Huawei is getting a short lease of life in the United States, as The White House Office of Management and Budget (OMB) has requested more time for companies to comply with a federal ban on contracts involving the Chinese telecom company. Last year, U.S. President Donald Trump declared a national emergency over the use of foreign technology. This executive order paved the way for the Commerce Department to place Huawei on a list of banned vendors. Congress followed up by barring the government from purchasing Chinese technology, and Huawei specifically, in the annual National Defense Authorization Act.

Since that series of political losses, Huawei began to lose commercial partners. All American companies are barred from exporting technology to Huawei and 70 of its subsidiaries. Taking it a step further, any company that licenses technology from the U.S. – even foreign businesses – have to halt all use of Huawei’s technology.

Naturally, this complicated Huawei’s business situation, as Google removed its Android certification and other suppliers dropped the tech giant instantaneously. Broadcom, Intel, Qualcomm, and ARM all ceased business operations and cancelled partnerships in light of the U.S. ban. Seemingly overnight, the tables turned on the world’s number two smartphone maker. Now, in order to even sell a phone in China, it must be built from scratch, by developing both its own operating system and networking chips.

If that sounds like a daunting task, that’s because it is. Even a longtime chip producer such as Intel struggles with modern chips that have low yields and tight variances. It’s harder for Huawei to rapidly develop and efficiently produce a mobile chip that can compete with British-owned ARM or Samsung’s Exynos.

The network operations side of Huawei’s international business are faring slightly better, as they are still bringing in deals with Russia. Russia’s MTS mobile carrier has given the company a contract, being swayed by the fact that Huawei is one of the few companies capable of deploying both fast and cheap 5G networks.

Revenue might still trickle in from US government agencies and contractors as the OMB prepares policies for how they should remove themselves from a reliance on Chinese technology. As it stands, the NDAA calls for government contractors to cease purchasing Huawei equipment in two years, but that’s simply not enough time for them to find suitable alternatives and begin implementing those contingency plans.

“This is about ensuring that companies who do business with the US government or receive federal grants and loans have time to extricate themselves from doing business with Huawei and other Chinese tech companies listed in the NDAA,” said Jacob Wood, a spokesman for the OMB.

Trump continues to pressure U.S. allies to abandon Huawei over allegations of potential espionage. Previously, he had threatened that US intelligence agencies might stop sharing information with other members of the Five Eyes network – Canada, the UK, Australia, and New Zealand – if they continue to use the banned technology. During his last meeting with outgoing British Prime Minister Theresa May, however, he mentioned that this would not happen to the UK.

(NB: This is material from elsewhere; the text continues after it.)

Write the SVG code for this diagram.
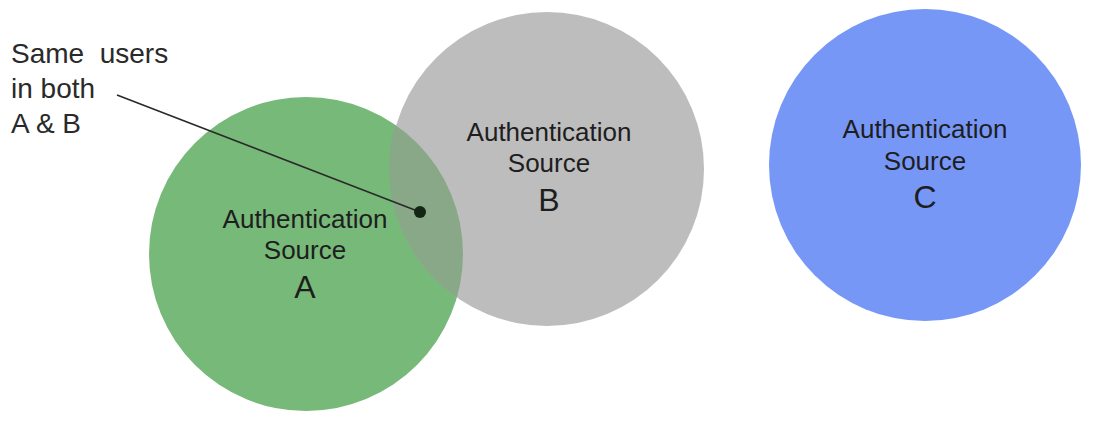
<svg xmlns="http://www.w3.org/2000/svg" width="1099" height="422" viewBox="0 0 1099 422">
  <style>
    .lbl { font-family: "Liberation Sans", Arial, sans-serif; font-size: 26px; fill: #1e1e1e; text-anchor: middle; }
    .big { font-family: "Liberation Sans", Arial, sans-serif; font-size: 32px; fill: #1e1e1e; text-anchor: middle; }
    .note { font-family: "Liberation Sans", Arial, sans-serif; font-size: 28px; fill: #2a2a2a; }
  </style>
  <defs>
    <clipPath id="clipB">
      <circle cx="547" cy="168" r="158"/>
    </clipPath>
  </defs>
  <rect width="1099" height="422" fill="#ffffff"/>
  <g id="nodeA">
    <circle cx="306" cy="254" r="157" fill="#77b978"/>
  </g>
  <g id="nodeB">
    <circle cx="547" cy="169" r="157" fill="#bdbdbd"/>
    <circle cx="306" cy="254" r="157" fill="#88a888" clip-path="url(#clipB)"/>
  </g>
  <g id="nodeC">
    <circle cx="925" cy="165" r="156" fill="#7797f7"/>
  </g>
  <g id="labelA">
    <text class="lbl" x="305" y="228">Authentication</text>
    <text class="lbl" x="305" y="259">Source</text>
    <text class="big" x="305" y="298">A</text>
  </g>
  <g id="labelB">
    <text class="lbl" x="549" y="141">Authentication</text>
    <text class="lbl" x="549" y="172">Source</text>
    <text class="big" x="549" y="211">B</text>
  </g>
  <g id="labelC">
    <text class="lbl" x="925" y="138">Authentication</text>
    <text class="lbl" x="925" y="170">Source</text>
    <text class="big" x="925" y="208">C</text>
  </g>
  <g id="note">
    <text class="note" x="11" y="63" xml:space="preserve">Same  users</text>
    <text class="note" x="11" y="98">in both</text>
    <text class="note" x="11" y="133">A &amp; B</text>
  </g>
  <g id="connectors">
    <line x1="117" y1="95" x2="420" y2="212" stroke="#2a2a2a" stroke-width="1.6"/>
    <circle cx="420" cy="212" r="6" fill="#152515"/>
  </g>
</svg>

Both the UK and Canada have yet to make decisions on Huawei’s fate in their countries. Huawei was represented at a hearing on Monday in front of the House of Commons. John Suffolk, the company’s cybersecurity and privacy officer, testified that there is no requirement by the Chinese government that mandate the company turn over its customers’ private information.

Canada is continuing its investigation into the security of the implications of using Huawei network gear, some of which is already deployed on its various networks. The country sparked controversy last year when it arrested Meng Wanzhou, Huawei’s chief financial officer at the United States’ request.

Trump has hinted that US policy toward Huawei could change based on the ongoing US- China trade war. By adding this pawn to the chess game, Trump is dangling a carrot out to provoke the Chinese to more favorable trade terms. It’s Trump effectively saying: “Look what my government can do, and that’s just one company.” By demonstrating that the US government can cripple companies it perceives as national security threats, Trump wields more power.

Finally, by taking away American technology and global expertise, Trump can then restore them and give Huawei its life back, should trade negotiations prove successful. In this way, he would be giving only what he took, and it costs him nothing.